> **Goal**: Reproduce all of the data word for word.

-----

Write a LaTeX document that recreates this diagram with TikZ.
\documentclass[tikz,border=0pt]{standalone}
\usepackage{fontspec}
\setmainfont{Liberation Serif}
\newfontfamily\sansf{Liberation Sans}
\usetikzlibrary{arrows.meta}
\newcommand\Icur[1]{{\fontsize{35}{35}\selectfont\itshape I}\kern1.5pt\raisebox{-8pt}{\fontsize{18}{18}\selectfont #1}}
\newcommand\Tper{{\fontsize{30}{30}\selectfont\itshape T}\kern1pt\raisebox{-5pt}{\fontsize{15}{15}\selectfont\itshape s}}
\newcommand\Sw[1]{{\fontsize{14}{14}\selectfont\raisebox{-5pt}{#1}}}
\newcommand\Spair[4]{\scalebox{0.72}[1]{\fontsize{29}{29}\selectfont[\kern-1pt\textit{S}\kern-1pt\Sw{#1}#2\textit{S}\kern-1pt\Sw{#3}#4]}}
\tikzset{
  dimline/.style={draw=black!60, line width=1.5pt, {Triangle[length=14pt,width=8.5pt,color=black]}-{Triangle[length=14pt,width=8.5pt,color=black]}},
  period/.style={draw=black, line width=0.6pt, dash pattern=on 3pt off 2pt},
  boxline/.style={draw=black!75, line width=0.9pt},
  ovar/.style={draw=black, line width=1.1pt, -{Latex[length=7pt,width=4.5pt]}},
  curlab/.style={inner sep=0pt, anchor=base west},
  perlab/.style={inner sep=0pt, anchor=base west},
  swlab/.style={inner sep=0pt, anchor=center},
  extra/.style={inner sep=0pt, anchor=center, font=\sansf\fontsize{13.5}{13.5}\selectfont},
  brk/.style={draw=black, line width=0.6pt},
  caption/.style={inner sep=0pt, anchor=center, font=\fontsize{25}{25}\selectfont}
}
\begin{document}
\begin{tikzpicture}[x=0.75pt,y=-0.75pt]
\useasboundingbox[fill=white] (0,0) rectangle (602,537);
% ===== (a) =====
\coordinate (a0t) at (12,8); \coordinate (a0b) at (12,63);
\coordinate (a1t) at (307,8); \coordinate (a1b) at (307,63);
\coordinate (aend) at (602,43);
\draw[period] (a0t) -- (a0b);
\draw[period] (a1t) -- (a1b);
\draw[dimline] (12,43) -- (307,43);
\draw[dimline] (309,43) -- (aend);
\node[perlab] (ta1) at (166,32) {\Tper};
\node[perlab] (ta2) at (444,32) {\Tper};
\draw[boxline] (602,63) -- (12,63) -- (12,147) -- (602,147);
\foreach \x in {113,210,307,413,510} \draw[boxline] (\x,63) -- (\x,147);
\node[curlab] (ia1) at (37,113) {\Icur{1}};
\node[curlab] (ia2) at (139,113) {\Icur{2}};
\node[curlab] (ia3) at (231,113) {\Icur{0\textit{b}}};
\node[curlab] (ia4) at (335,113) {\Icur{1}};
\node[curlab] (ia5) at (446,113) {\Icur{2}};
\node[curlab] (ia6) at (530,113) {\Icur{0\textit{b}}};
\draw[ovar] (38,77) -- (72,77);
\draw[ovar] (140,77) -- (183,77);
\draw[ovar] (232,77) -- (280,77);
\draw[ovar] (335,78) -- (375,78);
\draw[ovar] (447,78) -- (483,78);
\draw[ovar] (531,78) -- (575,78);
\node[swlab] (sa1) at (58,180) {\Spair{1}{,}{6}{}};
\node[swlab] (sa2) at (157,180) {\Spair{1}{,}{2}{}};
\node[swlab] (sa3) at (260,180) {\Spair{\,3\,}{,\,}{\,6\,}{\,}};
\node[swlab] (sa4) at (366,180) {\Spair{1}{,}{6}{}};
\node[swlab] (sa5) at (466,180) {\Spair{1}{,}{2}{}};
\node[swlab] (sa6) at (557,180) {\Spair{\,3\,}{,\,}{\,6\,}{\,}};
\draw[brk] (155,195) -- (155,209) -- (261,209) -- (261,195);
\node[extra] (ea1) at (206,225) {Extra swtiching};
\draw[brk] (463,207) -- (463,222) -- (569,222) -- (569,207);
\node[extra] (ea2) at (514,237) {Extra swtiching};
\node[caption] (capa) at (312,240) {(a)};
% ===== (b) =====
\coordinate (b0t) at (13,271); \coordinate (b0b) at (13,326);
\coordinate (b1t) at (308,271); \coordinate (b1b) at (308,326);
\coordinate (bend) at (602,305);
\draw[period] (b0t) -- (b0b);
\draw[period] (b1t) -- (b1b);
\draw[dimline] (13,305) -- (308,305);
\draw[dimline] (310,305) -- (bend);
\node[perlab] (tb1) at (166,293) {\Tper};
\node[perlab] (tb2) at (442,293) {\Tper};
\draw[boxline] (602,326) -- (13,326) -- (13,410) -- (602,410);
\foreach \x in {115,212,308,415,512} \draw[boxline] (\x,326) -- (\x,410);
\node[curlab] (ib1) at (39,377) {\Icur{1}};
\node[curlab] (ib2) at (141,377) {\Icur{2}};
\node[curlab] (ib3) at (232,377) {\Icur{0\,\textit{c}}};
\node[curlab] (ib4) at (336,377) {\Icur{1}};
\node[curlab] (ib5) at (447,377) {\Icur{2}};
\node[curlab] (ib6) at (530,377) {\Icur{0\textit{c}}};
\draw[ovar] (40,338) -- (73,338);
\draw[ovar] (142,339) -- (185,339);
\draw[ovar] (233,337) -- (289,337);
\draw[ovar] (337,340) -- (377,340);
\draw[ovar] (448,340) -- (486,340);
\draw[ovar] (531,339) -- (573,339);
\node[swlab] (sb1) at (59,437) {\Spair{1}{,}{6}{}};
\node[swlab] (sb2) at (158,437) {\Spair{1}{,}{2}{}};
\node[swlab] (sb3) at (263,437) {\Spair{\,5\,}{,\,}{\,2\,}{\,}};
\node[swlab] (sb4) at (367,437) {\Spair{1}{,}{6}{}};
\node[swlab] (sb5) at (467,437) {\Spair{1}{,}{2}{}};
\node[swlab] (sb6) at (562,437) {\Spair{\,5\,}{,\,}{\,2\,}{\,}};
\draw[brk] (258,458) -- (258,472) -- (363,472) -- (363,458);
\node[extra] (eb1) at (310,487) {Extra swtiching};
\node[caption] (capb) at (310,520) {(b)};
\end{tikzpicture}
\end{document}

-----

> **Result below**:
Write a LaTeX document that recreates this diagram with TikZ.
\documentclass[tikz,border=0pt]{standalone}
\usepackage{fontspec}
\setmainfont{Liberation Serif}
\newfontfamily\sansf{Liberation Sans}
\usetikzlibrary{arrows.meta}
\newcommand\Icur[1]{{\fontsize{35}{35}\selectfont\itshape I}\kern1.5pt\raisebox{-8pt}{\fontsize{18}{18}\selectfont #1}}
\newcommand\Tper{{\fontsize{30}{30}\selectfont\itshape T}\kern1pt\raisebox{-5pt}{\fontsize{15}{15}\selectfont\itshape s}}
\newcommand\Sw[1]{{\fontsize{14}{14}\selectfont\raisebox{-5pt}{#1}}}
\newcommand\Spair[4]{\scalebox{0.72}[1]{\fontsize{29}{29}\selectfont[\kern-1pt\textit{S}\kern-1pt\Sw{#1}#2\textit{S}\kern-1pt\Sw{#3}#4]}}
\tikzset{
  dimline/.style={draw=black!60, line width=1.5pt, {Triangle[length=14pt,width=8.5pt,color=black]}-{Triangle[length=14pt,width=8.5pt,color=black]}},
  period/.style={draw=black, line width=0.6pt, dash pattern=on 3pt off 2pt},
  boxline/.style={draw=black!75, line width=0.9pt},
  ovar/.style={draw=black, line width=1.1pt, -{Latex[length=7pt,width=4.5pt]}},
  curlab/.style={inner sep=0pt, anchor=base west},
  perlab/.style={inner sep=0pt, anchor=base west},
  swlab/.style={inner sep=0pt, anchor=center},
  extra/.style={inner sep=0pt, anchor=center, font=\sansf\fontsize{13.5}{13.5}\selectfont},
  brk/.style={draw=black, line width=0.6pt},
  caption/.style={inner sep=0pt, anchor=center, font=\fontsize{25}{25}\selectfont}
}
\begin{document}
\begin{tikzpicture}[x=0.75pt,y=-0.75pt]
\useasboundingbox[fill=white] (0,0) rectangle (602,537);
% ===== (a) =====
\coordinate (a0t) at (12,8); \coordinate (a0b) at (12,63);
\coordinate (a1t) at (307,8); \coordinate (a1b) at (307,63);
\coordinate (aend) at (602,43);
\draw[period] (a0t) -- (a0b);
\draw[period] (a1t) -- (a1b);
\draw[dimline] (12,43) -- (307,43);
\draw[dimline] (309,43) -- (aend);
\node[perlab] (ta1) at (166,32) {\Tper};
\node[perlab] (ta2) at (444,32) {\Tper};
\draw[boxline] (602,63) -- (12,63) -- (12,147) -- (602,147);
\foreach \x in {113,210,307,413,510} \draw[boxline] (\x,63) -- (\x,147);
\node[curlab] (ia1) at (37,113) {\Icur{1}};
\node[curlab] (ia2) at (139,113) {\Icur{2}};
\node[curlab] (ia3) at (231,113) {\Icur{0\textit{b}}};
\node[curlab] (ia4) at (335,113) {\Icur{1}};
\node[curlab] (ia5) at (446,113) {\Icur{2}};
\node[curlab] (ia6) at (530,113) {\Icur{0\textit{b}}};
\draw[ovar] (38,77) -- (72,77);
\draw[ovar] (140,77) -- (183,77);
\draw[ovar] (232,77) -- (280,77);
\draw[ovar] (335,78) -- (375,78);
\draw[ovar] (447,78) -- (483,78);
\draw[ovar] (531,78) -- (575,78);
\node[swlab] (sa1) at (58,180) {\Spair{1}{,}{6}{}};
\node[swlab] (sa2) at (157,180) {\Spair{1}{,}{2}{}};
\node[swlab] (sa3) at (260,180) {\Spair{\,3\,}{,\,}{\,6\,}{\,}};
\node[swlab] (sa4) at (366,180) {\Spair{1}{,}{6}{}};
\node[swlab] (sa5) at (466,180) {\Spair{1}{,}{2}{}};
\node[swlab] (sa6) at (557,180) {\Spair{\,3\,}{,\,}{\,6\,}{\,}};
\draw[brk] (155,195) -- (155,209) -- (261,209) -- (261,195);
\node[extra] (ea1) at (206,225) {Extra swtiching};
\draw[brk] (463,207) -- (463,222) -- (569,222) -- (569,207);
\node[extra] (ea2) at (514,237) {Extra swtiching};
\node[caption] (capa) at (312,240) {(a)};
% ===== (b) =====
\coordinate (b0t) at (13,271); \coordinate (b0b) at (13,326);
\coordinate (b1t) at (308,271); \coordinate (b1b) at (308,326);
\coordinate (bend) at (602,305);
\draw[period] (b0t) -- (b0b);
\draw[period] (b1t) -- (b1b);
\draw[dimline] (13,305) -- (308,305);
\draw[dimline] (310,305) -- (bend);
\node[perlab] (tb1) at (166,293) {\Tper};
\node[perlab] (tb2) at (442,293) {\Tper};
\draw[boxline] (602,326) -- (13,326) -- (13,410) -- (602,410);
\foreach \x in {115,212,308,415,512} \draw[boxline] (\x,326) -- (\x,410);
\node[curlab] (ib1) at (39,377) {\Icur{1}};
\node[curlab] (ib2) at (141,377) {\Icur{2}};
\node[curlab] (ib3) at (232,377) {\Icur{0\,\textit{c}}};
\node[curlab] (ib4) at (336,377) {\Icur{1}};
\node[curlab] (ib5) at (447,377) {\Icur{2}};
\node[curlab] (ib6) at (530,377) {\Icur{0\textit{c}}};
\draw[ovar] (40,338) -- (73,338);
\draw[ovar] (142,339) -- (185,339);
\draw[ovar] (233,337) -- (289,337);
\draw[ovar] (337,340) -- (377,340);
\draw[ovar] (448,340) -- (486,340);
\draw[ovar] (531,339) -- (573,339);
\node[swlab] (sb1) at (59,437) {\Spair{1}{,}{6}{}};
\node[swlab] (sb2) at (158,437) {\Spair{1}{,}{2}{}};
\node[swlab] (sb3) at (263,437) {\Spair{\,5\,}{,\,}{\,2\,}{\,}};
\node[swlab] (sb4) at (367,437) {\Spair{1}{,}{6}{}};
\node[swlab] (sb5) at (467,437) {\Spair{1}{,}{2}{}};
\node[swlab] (sb6) at (562,437) {\Spair{\,5\,}{,\,}{\,2\,}{\,}};
\draw[brk] (258,458) -- (258,472) -- (363,472) -- (363,458);
\node[extra] (eb1) at (310,487) {Extra swtiching};
\node[caption] (capb) at (310,520) {(b)};
\end{tikzpicture}
\end{document}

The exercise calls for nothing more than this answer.